§ **Stated goal**:
Everything from the first line of the data through the line with "import pandas as pd" is to be echoed exactly, minus the pictures.

Charts and diagrams as code
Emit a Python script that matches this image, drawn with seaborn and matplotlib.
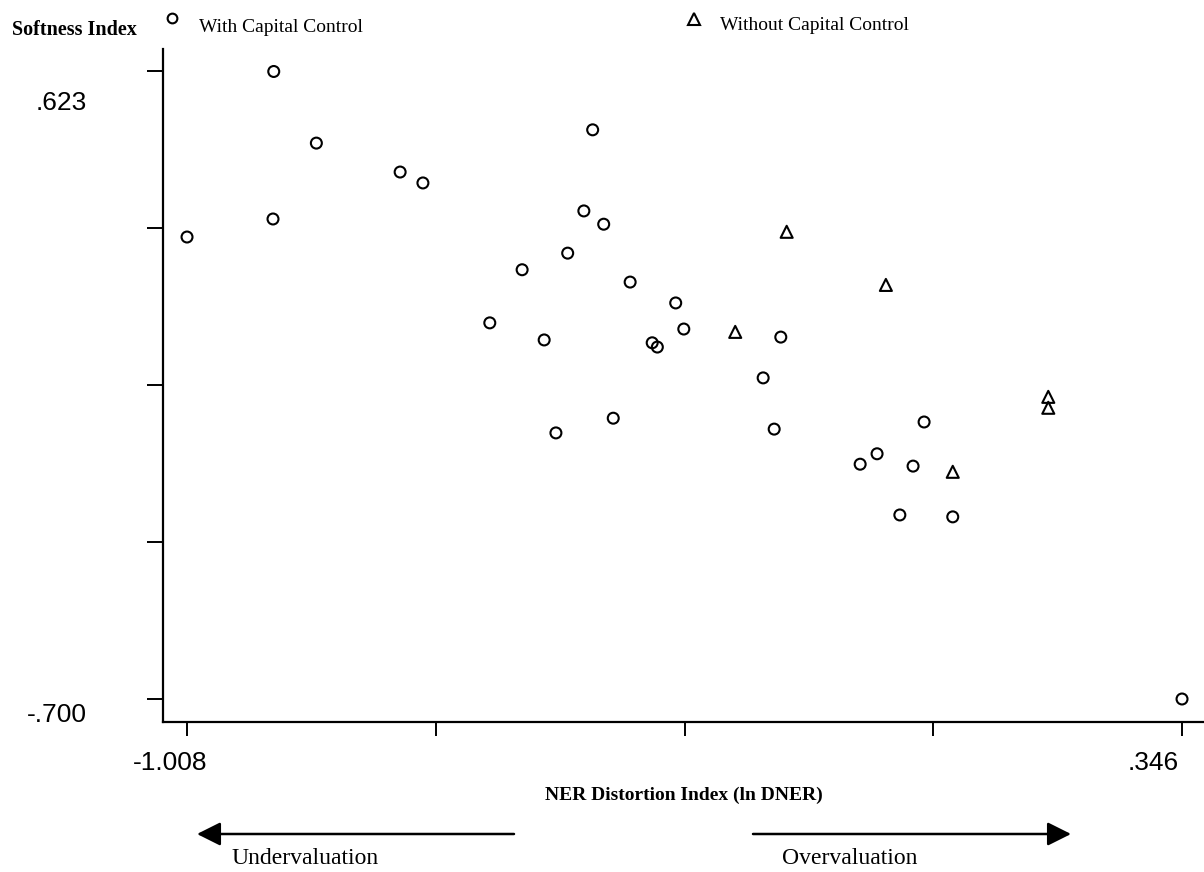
import matplotlib
matplotlib.use("Agg")
import matplotlib.pyplot as plt
import matplotlib.transforms as mtransforms
from matplotlib.lines import Line2D
import seaborn as sns
import pandas as pd

# ---- data ----
with_x = [-1.008, -0.890, -0.891, -0.832, -0.718, -0.687, -0.596, -0.552, -0.522, -0.506,
          -0.490, -0.468, -0.456, -0.441, -0.428, -0.405, -0.375, -0.368, -0.343, -0.332,
          -0.224, -0.209, -0.200, -0.092, -0.069, -0.038, -0.020, -0.005, 0.034, 0.346]
with_y = [0.274, 0.623, 0.312, 0.472, 0.411, 0.388, 0.093, 0.205, 0.057, -0.139,
          0.240, 0.329, 0.500, 0.301, -0.108, 0.179, 0.051, 0.042, 0.135, 0.080,
          -0.023, -0.131, 0.063, -0.205, -0.183, -0.312, -0.209, -0.116, -0.316, -0.700]
without_x = [-0.262, -0.192, -0.057, 0.034, 0.164, 0.164]
without_y = [0.074, 0.285, 0.173, -0.221, -0.063, -0.086]

x_ticks = [-1.008, -0.6695, -0.331, 0.0075, 0.346]
x_ticklabels = ["-1.008", "", "", "", ".346"]
y_ticks = [-0.700, -0.36925, -0.0385, 0.29225, 0.623]
y_ticklabels = ["-.700", "", "", "", ".623"]

legend_labels = ["With Capital Control", "Without Capital Control"]

df_with = pd.DataFrame({"x": with_x, "y": with_y})
df_without = pd.DataFrame({"x": without_x, "y": without_y})

sns.set_style("white")
plt.rcParams["font.family"] = ["Liberation Serif", "DejaVu Serif"]
plt.rcParams["text.color"] = "black"
plt.rcParams["xtick.color"] = "black"
plt.rcParams["ytick.color"] = "black"
plt.rcParams["axes.edgecolor"] = "black"

W, H = 1204, 872
fig = plt.figure(figsize=(W / 100, H / 100), dpi=100)
ax = fig.add_axes([163 / W, (H - 722) / H, (W - 163) / W, (722 - 49) / H])

sns.scatterplot(data=df_with, x="x", y="y", ax=ax, marker="o", s=62,
                facecolors="none", edgecolor="black", linewidth=1.5, legend=False)
sns.scatterplot(data=df_without, x="x", y="y", ax=ax, marker="^", s=75,
                facecolors="none", edgecolor="black", linewidth=1.5, legend=False)

ax.set_xlim(-1.0407, 0.3759)
ax.set_ylim(-0.7485, 0.6704)
for s in ["top", "right"]:
    ax.spines[s].set_visible(False)
for s in ["left", "bottom"]:
    ax.spines[s].set_color("black")
    ax.spines[s].set_linewidth(1.6)

ax.set_xticks(x_ticks)
ax.set_xticklabels(x_ticklabels, fontfamily="Liberation Sans", fontsize=19, color="black")
ax.set_yticks(y_ticks)
ax.set_yticklabels(y_ticklabels, fontfamily="Liberation Sans", fontsize=19, color="black")
ax.tick_params(axis="x", which="major", bottom=True, direction="out", length=10, width=1.4,
               color="black", pad=11)
ax.tick_params(axis="y", which="major", left=True, direction="out", length=11.5, width=1.4,
               color="black", pad=43)
ax.set_xlabel("")
ax.set_ylabel("")
ax.grid(False)

# shift end labels like the reference
xoffs = [-17, 0, 0, 0, -29]
for lab, dx in zip(ax.get_xticklabels(), xoffs):
    lab.set_transform(lab.get_transform() + mtransforms.ScaledTranslation(dx / 100, 0, fig.dpi_scale_trans))
yoffs = [-14, 0, 0, 0, -29]
for lab, dy in zip(ax.get_yticklabels(), yoffs):
    lab.set_transform(lab.get_transform() + mtransforms.ScaledTranslation(0, dy / 100, fig.dpi_scale_trans))

def fy(py):
    return (H - py) / H

# title / legend row
fig.text(12 / W, fy(30), "Softness Index", fontsize=14.5, fontweight="bold", ha="left", va="center")
fig.add_artist(Line2D([172 / W], [fy(18)], marker="o", markersize=7, markerfacecolor="none",
                      markeredgecolor="black", markeredgewidth=1.5, linestyle="none",
                      transform=fig.transFigure))
fig.text(199 / W, fy(27), legend_labels[0], fontsize=14, ha="left", va="center")
fig.add_artist(Line2D([694 / W], [fy(19)], marker="^", markersize=8, markerfacecolor="none",
                      markeredgecolor="black", markeredgewidth=1.5, linestyle="none",
                      transform=fig.transFigure))
fig.text(720 / W, fy(26), legend_labels[1], fontsize=14, ha="left", va="center")

# x axis title
fig.text(684 / W, fy(795), "NER Distortion Index (ln DNER)", fontsize=14, fontweight="bold",
         ha="center", va="center")

# arrows
arrow_kw = dict(arrowstyle="-|>,head_length=0.4,head_width=0.2", mutation_scale=36,
                lw=1.8, color="black", shrinkA=0, shrinkB=0)
ax.annotate("", xy=(197, H - 834), xytext=(514, H - 834), xycoords="figure pixels",
            textcoords="figure pixels", arrowprops=arrow_kw, annotation_clip=False)
ax.annotate("", xy=(1071, H - 834), xytext=(753, H - 834), xycoords="figure pixels",
            textcoords="figure pixels", arrowprops=arrow_kw, annotation_clip=False)
fig.text(305 / W, fy(858), "Undervaluation", fontsize=17, ha="center", va="center")
fig.text(850 / W, fy(858), "Overvaluation", fontsize=17, ha="center", va="center")

fig.savefig("out.png", dpi=100, facecolor="white")
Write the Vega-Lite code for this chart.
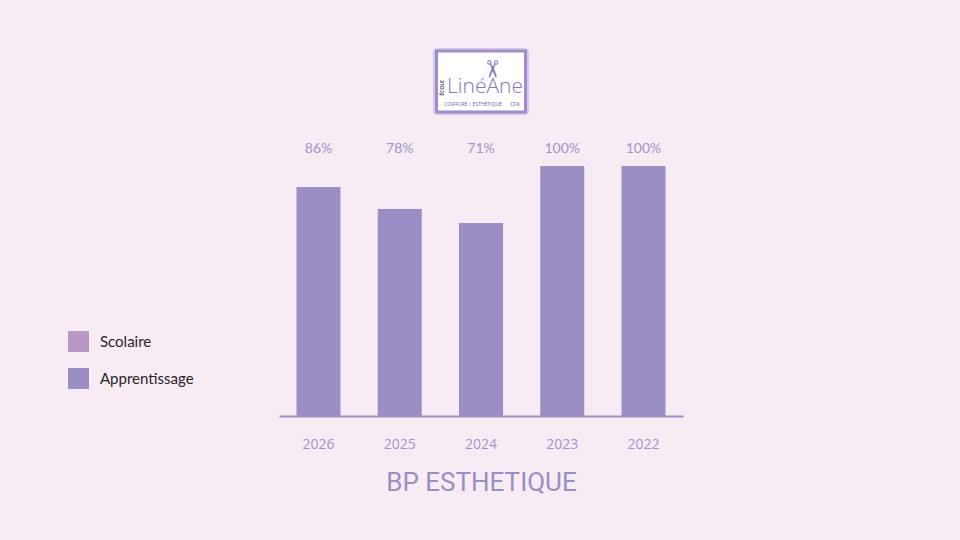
{
  "$schema": "https://vega.github.io/schema/vega-lite/v6.json",
  "autosize": {"type": "none"},
  "width": 404,
  "height": 250,
  "padding": {"left": 279, "top": 166, "right": 277, "bottom": 124},
  "background": "#F7ECF3",
  "config": {"view": {"stroke": null}},
  "datasets": {
    "bars": [
      {"year": "2026", "type": "Apprentissage", "value": 91.6},
      {"year": "2025", "type": "Apprentissage", "value": 82.8},
      {"year": "2024", "type": "Apprentissage", "value": 77.2},
      {"year": "2023", "type": "Apprentissage", "value": 100},
      {"year": "2022", "type": "Apprentissage", "value": 100},
      {"year": "2026", "type": "Scolaire", "value": 0},
      {"year": "2025", "type": "Scolaire", "value": 0},
      {"year": "2024", "type": "Scolaire", "value": 0},
      {"year": "2023", "type": "Scolaire", "value": 0},
      {"year": "2022", "type": "Scolaire", "value": 0}
    ],
    "rates": [
      {"year": "2026", "rate": "86%"},
      {"year": "2025", "rate": "78%"},
      {"year": "2024", "rate": "71%"},
      {"year": "2023", "rate": "100%"},
      {"year": "2022", "rate": "100%"}
    ],
    "logo": [{"name": "LinéAne", "tag": "COIFFURE | ESTHÉTIQUE", "cfa": "CFA", "ecole": "ÉCOLE", "icon": "✂"}]
  },
  "encoding": {
    "x": {
      "field": "year",
      "type": "nominal",
      "sort": ["2026", "2025", "2024", "2023", "2022"],
      "scale": {"domain": ["2026", "2025", "2024", "2023", "2022"], "paddingInner": 0.4585, "paddingOuter": 0.2154},
      "axis": {
        "labelAngle": 0,
        "ticks": false,
        "grid": false,
        "domainColor": "#9B8EC4",
        "domainWidth": 2,
        "labelFont": "Open Sans",
        "labelFontSize": 14,
        "labelColor": "#A294CB",
        "labelPadding": 21,
        "title": "BP ESTHETIQUE",
        "titleFont": "Roboto",
        "titleFontSize": 26,
        "titleFontWeight": "normal",
        "titleColor": "#9B8EC4",
        "titlePadding": 18
      }
    }
  },
  "layer": [
    {
      "data": {"name": "bars"},
      "mark": {"type": "bar"},
      "encoding": {
        "y": {"field": "value", "type": "quantitative", "stack": true, "scale": {"domain": [0, 100], "nice": false, "zero": true}, "axis": null},
        "color": {
          "field": "type",
          "type": "nominal",
          "scale": {"domain": ["Scolaire", "Apprentissage"], "range": ["#BA98C6", "#9B8EC4"]},
          "legend": {
            "orient": "none",
            "legendX": -211,
            "legendY": 165,
            "title": null,
            "symbolType": "square",
            "symbolSize": 440,
            "symbolStrokeWidth": 0,
            "symbolOpacity": 1,
            "labelFont": "Lato",
            "labelFontSize": 15,
            "labelColor": "#262626",
            "labelOffset": 11,
            "rowPadding": 16
          }
        }
      }
    },
    {
      "data": {"name": "rates"},
      "mark": {"type": "text", "font": "Lato", "fontSize": 14, "color": "#A294CB", "baseline": "middle", "dy": -17},
      "encoding": {
        "y": {"datum": 100, "type": "quantitative"},
        "text": {"field": "rate"}
      }
    },
    {
      "data": {"name": "logo"},
      "mark": {"type": "bar", "width": 96, "fill": "#B3A5D9", "opacity": 0.5, "cornerRadius": 5},
      "encoding": {
        "x": {"datum": "2024"},
        "y": {"datum": 147.2, "type": "quantitative"},
        "y2": {"datum": 120.4}
      }
    },
    {
      "data": {"name": "logo"},
      "mark": {"type": "bar", "width": 89, "fill": "#FFFFFF", "stroke": "#9C8ED0", "strokeWidth": 3},
      "encoding": {
        "x": {"datum": "2024"},
        "y": {"datum": 146, "type": "quantitative"},
        "y2": {"datum": 121.6}
      }
    },
    {
      "data": {"name": "logo"},
      "mark": {"type": "text", "font": "Open Sans", "fontWeight": 300, "fontSize": 21, "color": "#8676BE", "baseline": "middle", "dx": 4},
      "encoding": {
        "x": {"datum": "2024"},
        "y": {"datum": 131.6, "type": "quantitative"},
        "text": {"field": "name"}
      }
    },
    {
      "data": {"name": "logo"},
      "mark": {"type": "text", "font": "DejaVu Sans", "fontSize": 24, "color": "#8676BE", "baseline": "middle", "angle": 90, "dy": -10},
      "encoding": {
        "x": {"datum": "2024"},
        "y": {"datum": 138.8, "type": "quantitative"},
        "text": {"field": "icon"}
      }
    },
    {
      "data": {"name": "logo"},
      "mark": {"type": "text", "font": "Open Sans", "fontSize": 5, "color": "#6B5FA0", "baseline": "middle", "dx": -8},
      "encoding": {
        "x": {"datum": "2024"},
        "y": {"datum": 124.8, "type": "quantitative"},
        "text": {"field": "tag"}
      }
    },
    {
      "data": {"name": "logo"},
      "mark": {"type": "text", "font": "Open Sans", "fontSize": 5, "fontWeight": "bold", "color": "#9B8EC4", "baseline": "middle", "dx": 34},
      "encoding": {
        "x": {"datum": "2024"},
        "y": {"datum": 124.8, "type": "quantitative"},
        "text": {"field": "cfa"}
      }
    },
    {
      "data": {"name": "logo"},
      "mark": {"type": "text", "font": "Open Sans", "fontSize": 5, "fontWeight": "bold", "color": "#4B4B6B", "baseline": "middle", "angle": 270, "dy": -39},
      "encoding": {
        "x": {"datum": "2024"},
        "y": {"datum": 131.2, "type": "quantitative"},
        "text": {"field": "ecole"}
      }
    }
  ]
}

§ **Finished answer**:
Emit a Python script that matches this image, drawn with seaborn and matplotlib.
import matplotlib
matplotlib.use("Agg")
import matplotlib.pyplot as plt
import matplotlib.transforms as mtransforms
from matplotlib.lines import Line2D
import seaborn as sns
import pandas as pd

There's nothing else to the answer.